渡邉さんは特に地域の人と共同しながらフォトマップをつくることを早くからなさって成果を出されています。本当に素晴らしい取り組みだと思いますが、実際にはいろいろな難しい面もあるだろうと思います。いかがでしょうか。

渡邉 ウクライナのケースは今までとは少し違い、コロナ禍でリモートワークが当たり前の時代に起きた戦争で、オンラインでつながることができたから実現できたものです。

一方、広島や長崎、東日本大震災の時は、現地に協力者がいないと、いくら東京から一緒にやりましょうと言っても動いてくれない。「ヒロシマ・アーカイブ」では、地元の高校の先生方が協力的で、生徒たちの部活の一環として、被爆者の証言収録の活動をやっていきましょうと言ってくださったので動き始めました。

東日本大震災の「忘れない:震災犠牲者の行動記録マップ」の時は、地元の新聞社である岩手日報さんがデータ収集や地元の方へのインタビューを担当され、僕らはマップを最終的にまとめあげるという役割で、上手く組み合わせることができました。

「地元の方々と一緒につくる」というと確かにきれいなストーリーに聞こえるのですが、地元の方々にとっては「あんたたち、誰や」という話でもあります。ですので、地元の人たちと信頼関係をつくれるメンバーや企業などが、そこにいて初めて成り立つものであるという気がします。

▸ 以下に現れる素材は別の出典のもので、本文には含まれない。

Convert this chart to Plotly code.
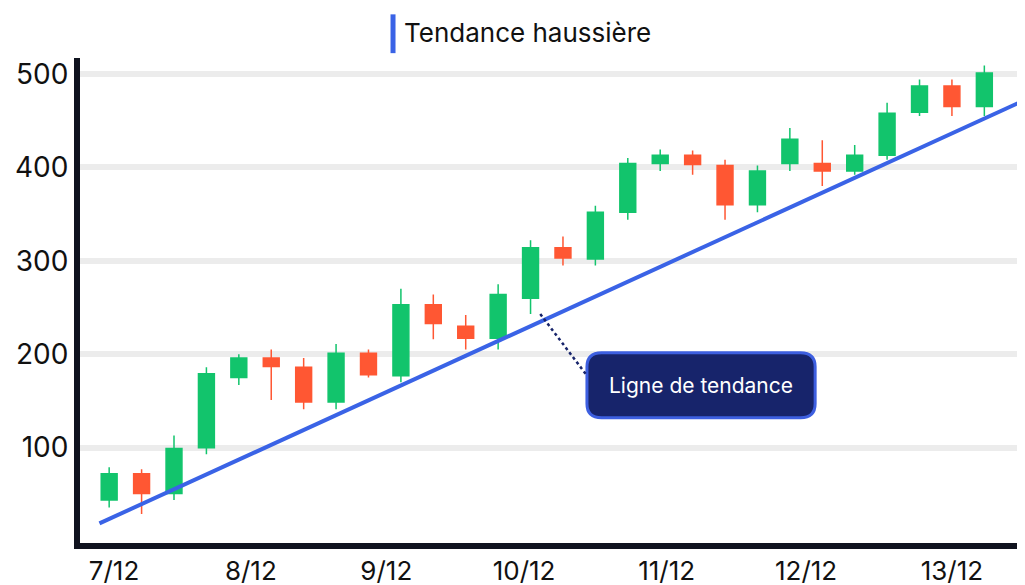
import plotly.graph_objects as go

x = list(range(28))
opens  = [44,72,51,100,175,196,186,149,201,177,253,230,217,260,314,302,352,404,413,402,360,404,404,396,413,459,487,465]
closes = [72,51,99,179,196,187,149,201,178,253,233,217,264,314,303,352,404,413,403,360,396,430,396,413,458,487,465,501]
highs  = [79,77,113,186,200,205,196,211,205,270,264,242,275,322,326,359,410,419,418,408,402,442,429,424,469,494,494,509]
lows   = [36,29,44,93,167,151,141,141,175,170,216,205,205,243,295,295,344,396,392,344,352,396,380,392,408,455,455,455]
tick_labels = ["7/12","8/12","9/12","10/12","11/12","12/12","13/12"]
tick_pos = [0.15,4.37,8.55,12.8,17.2,21.5,26.0]
trend_x = [-0.3, 28.06]
trend_y = [19, 469]

fig = go.Figure()
fig.add_trace(go.Candlestick(x=x, open=opens, high=highs, low=lows, close=closes,
    increasing=dict(line=dict(color="#12c46c", width=1.5), fillcolor="#12c46c"),
    decreasing=dict(line=dict(color="#ff5733", width=1.5), fillcolor="#ff5733"),
    whiskerwidth=0, showlegend=False, hoverinfo="skip"))
fig.add_trace(go.Scatter(x=trend_x, y=trend_y, mode="lines",
    line=dict(color="#3a63e6", width=4), showlegend=False, hoverinfo="skip"))

x0, x1, y0, y1 = 14.74, 21.78, 132, 201.6
rx, ry = 0.45, 15
path = (f"M {x0+rx},{y0} L {x1-rx},{y0} Q {x1},{y0} {x1},{y0+ry} L {x1},{y1-ry} "
        f"Q {x1},{y1} {x1-rx},{y1} L {x0+rx},{y1} Q {x0},{y1} {x0},{y1-ry} "
        f"L {x0},{y0+ry} Q {x0},{y0} {x0+rx},{y0} Z")
fig.add_shape(type="path", path=path, fillcolor="#17246b", line=dict(color="#3d5fe0", width=3))
fig.add_shape(type="line", x0=13.3, y0=243, x1=14.7, y1=179, line=dict(color="#17246b", width=2.5, dash="dot"))
fig.add_annotation(x=(x0+x1)/2, y=(y0+y1)/2, text="Ligne de tendance", showarrow=False,
    font=dict(color="white", size=21, family="Inter"))
fig.add_shape(type="line", xref="paper", yref="paper", x0=0.333, x1=0.333, y0=1.01, y1=1.09,
    line=dict(color="#3a63e6", width=5))
fig.add_annotation(xref="paper", yref="paper", x=0.343, y=1.052, xanchor="left", yanchor="middle",
    text="Tendance haussière", showarrow=False, font=dict(size=26, color="#111", family="Inter"))

fig.update_layout(width=1025, height=585, margin=dict(l=72, r=13, t=50, b=50, autoexpand=False),
    plot_bgcolor="white", paper_bgcolor="white", font=dict(family="Inter", color="#111"))
fig.update_xaxes(range=[-0.9, 28.1], tickvals=tick_pos, ticktext=tick_labels, showgrid=False, automargin=False,
    showline=True, linecolor="#10131f", linewidth=6, tickfont=dict(size=26), rangeslider_visible=False, zeroline=False)
fig.update_yaxes(range=[-2, 517], tickvals=[100,200,300,400,500], showgrid=True, gridcolor="#ececec", gridwidth=6,
    automargin=False, showline=True, linecolor="#10131f", linewidth=6, tickfont=dict(size=28), zeroline=False)
fig.write_html("out.html")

能登半島地震の3Dマップは県庁に話をしに行ったのですが、県庁が主体になることは難しいけれど、住民の方々と渡邉先生たちで協力関係をつくってやっていくことは応援します、みたいな感じでした。その後は積極的になり、県庁の職員さんご自身が作成した3Dデータが送られてきたりしています。

安形 例えば地元の方々に説明したり、データの提供を呼びかける時に、自治体が何かをしてくれることもあるのでしょうか。

渡邉 来年1月に石川県立図書館で展示会をやるのですが、それは県の後援という形になりそうです。あくまでも主催は東大という建て付けです。おそらく県が旗を振ると、トップダウンになってしまう。地元の方々がデータをフォトマップで集めていったもの、というコンセプトなので、そのあたりは県のほうがわかっていて、あまり前に出てこないという気がします。

もう1つ言い足すと、おそらくこのデジタルマップにデータが載って表現されるというイメージが、地元の人たちが駆動する原動力になっていると思います。広島の高校生たちにしても石川県の方々にしても、こんなふうに3Dマップに掲載されてあなたのデータが世界に発信されます、と言うと、「ならばやりたい」と思ってくださるんです。このビジュアルイメージと地元の協力者が上手く嚙み合うと走り始める、という感覚は持っています。